Work to be completed:
Copy every line, leaving nothing out and adding nothing.

## BEGIN Data block

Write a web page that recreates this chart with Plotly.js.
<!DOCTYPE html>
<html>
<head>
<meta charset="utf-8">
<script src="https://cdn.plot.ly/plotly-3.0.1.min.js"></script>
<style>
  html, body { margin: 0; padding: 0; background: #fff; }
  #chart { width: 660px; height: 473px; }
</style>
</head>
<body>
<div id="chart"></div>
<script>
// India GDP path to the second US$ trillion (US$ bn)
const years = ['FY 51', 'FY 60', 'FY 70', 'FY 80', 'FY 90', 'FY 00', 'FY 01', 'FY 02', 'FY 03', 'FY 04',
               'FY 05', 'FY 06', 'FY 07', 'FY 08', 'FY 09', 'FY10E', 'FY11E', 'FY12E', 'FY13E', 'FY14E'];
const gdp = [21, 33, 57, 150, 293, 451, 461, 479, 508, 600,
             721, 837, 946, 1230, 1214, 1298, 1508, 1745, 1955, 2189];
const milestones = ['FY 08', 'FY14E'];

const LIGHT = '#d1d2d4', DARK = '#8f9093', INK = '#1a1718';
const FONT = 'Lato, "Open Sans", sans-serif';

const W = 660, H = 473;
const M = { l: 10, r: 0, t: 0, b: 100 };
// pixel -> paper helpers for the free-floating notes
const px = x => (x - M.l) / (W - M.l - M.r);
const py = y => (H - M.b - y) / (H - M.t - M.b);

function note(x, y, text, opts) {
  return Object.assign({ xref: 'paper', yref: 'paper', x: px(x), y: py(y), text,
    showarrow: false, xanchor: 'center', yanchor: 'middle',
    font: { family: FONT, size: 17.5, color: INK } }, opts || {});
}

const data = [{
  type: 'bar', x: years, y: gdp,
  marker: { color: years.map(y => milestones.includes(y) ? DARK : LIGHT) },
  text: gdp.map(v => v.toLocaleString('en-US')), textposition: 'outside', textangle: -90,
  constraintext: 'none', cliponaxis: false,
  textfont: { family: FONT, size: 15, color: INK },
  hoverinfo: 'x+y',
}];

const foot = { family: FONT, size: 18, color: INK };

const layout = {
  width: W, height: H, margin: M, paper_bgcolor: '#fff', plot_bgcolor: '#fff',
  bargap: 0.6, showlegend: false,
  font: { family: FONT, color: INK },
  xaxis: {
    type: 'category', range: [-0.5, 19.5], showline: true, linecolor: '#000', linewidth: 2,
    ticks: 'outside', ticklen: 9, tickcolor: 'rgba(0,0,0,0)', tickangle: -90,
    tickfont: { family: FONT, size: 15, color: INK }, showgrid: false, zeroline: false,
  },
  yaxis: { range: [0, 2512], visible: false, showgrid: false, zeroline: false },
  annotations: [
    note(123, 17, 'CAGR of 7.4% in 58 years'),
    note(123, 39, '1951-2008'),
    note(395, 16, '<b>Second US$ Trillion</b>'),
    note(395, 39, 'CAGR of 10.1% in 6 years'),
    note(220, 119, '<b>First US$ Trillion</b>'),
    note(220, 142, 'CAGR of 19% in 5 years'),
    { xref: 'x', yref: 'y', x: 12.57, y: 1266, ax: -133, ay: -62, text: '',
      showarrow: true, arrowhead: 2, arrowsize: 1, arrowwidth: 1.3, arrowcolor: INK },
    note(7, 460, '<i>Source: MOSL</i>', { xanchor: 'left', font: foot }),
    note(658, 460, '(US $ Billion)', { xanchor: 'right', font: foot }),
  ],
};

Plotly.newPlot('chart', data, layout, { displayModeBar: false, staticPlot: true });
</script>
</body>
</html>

## END Data block

Worked answer:
Write a web page that recreates this chart with Plotly.js.
<!DOCTYPE html>
<html>
<head>
<meta charset="utf-8">
<script src="https://cdn.plot.ly/plotly-3.0.1.min.js"></script>
<style>
  html, body { margin: 0; padding: 0; background: #fff; }
  #chart { width: 660px; height: 473px; }
</style>
</head>
<body>
<div id="chart"></div>
<script>
// India GDP path to the second US$ trillion (US$ bn)
const years = ['FY 51', 'FY 60', 'FY 70', 'FY 80', 'FY 90', 'FY 00', 'FY 01', 'FY 02', 'FY 03', 'FY 04',
               'FY 05', 'FY 06', 'FY 07', 'FY 08', 'FY 09', 'FY10E', 'FY11E', 'FY12E', 'FY13E', 'FY14E'];
const gdp = [21, 33, 57, 150, 293, 451, 461, 479, 508, 600,
             721, 837, 946, 1230, 1214, 1298, 1508, 1745, 1955, 2189];
const milestones = ['FY 08', 'FY14E'];

const LIGHT = '#d1d2d4', DARK = '#8f9093', INK = '#1a1718';
const FONT = 'Lato, "Open Sans", sans-serif';

const W = 660, H = 473;
const M = { l: 10, r: 0, t: 0, b: 100 };
// pixel -> paper helpers for the free-floating notes
const px = x => (x - M.l) / (W - M.l - M.r);
const py = y => (H - M.b - y) / (H - M.t - M.b);

function note(x, y, text, opts) {
  return Object.assign({ xref: 'paper', yref: 'paper', x: px(x), y: py(y), text,
    showarrow: false, xanchor: 'center', yanchor: 'middle',
    font: { family: FONT, size: 17.5, color: INK } }, opts || {});
}

const data = [{
  type: 'bar', x: years, y: gdp,
  marker: { color: years.map(y => milestones.includes(y) ? DARK : LIGHT) },
  text: gdp.map(v => v.toLocaleString('en-US')), textposition: 'outside', textangle: -90,
  constraintext: 'none', cliponaxis: false,
  textfont: { family: FONT, size: 15, color: INK },
  hoverinfo: 'x+y',
}];

const foot = { family: FONT, size: 18, color: INK };

const layout = {
  width: W, height: H, margin: M, paper_bgcolor: '#fff', plot_bgcolor: '#fff',
  bargap: 0.6, showlegend: false,
  font: { family: FONT, color: INK },
  xaxis: {
    type: 'category', range: [-0.5, 19.5], showline: true, linecolor: '#000', linewidth: 2,
    ticks: 'outside', ticklen: 9, tickcolor: 'rgba(0,0,0,0)', tickangle: -90,
    tickfont: { family: FONT, size: 15, color: INK }, showgrid: false, zeroline: false,
  },
  yaxis: { range: [0, 2512], visible: false, showgrid: false, zeroline: false },
  annotations: [
    note(123, 17, 'CAGR of 7.4% in 58 years'),
    note(123, 39, '1951-2008'),
    note(395, 16, '<b>Second US$ Trillion</b>'),
    note(395, 39, 'CAGR of 10.1% in 6 years'),
    note(220, 119, '<b>First US$ Trillion</b>'),
    note(220, 142, 'CAGR of 19% in 5 years'),
    { xref: 'x', yref: 'y', x: 12.57, y: 1266, ax: -133, ay: -62, text: '',
      showarrow: true, arrowhead: 2, arrowsize: 1, arrowwidth: 1.3, arrowcolor: INK },
    note(7, 460, '<i>Source: MOSL</i>', { xanchor: 'left', font: foot }),
    note(658, 460, '(US $ Billion)', { xanchor: 'right', font: foot }),
  ],
};

Plotly.newPlot('chart', data, layout, { displayModeBar: false, staticPlot: true });
</script>
</body>
</html>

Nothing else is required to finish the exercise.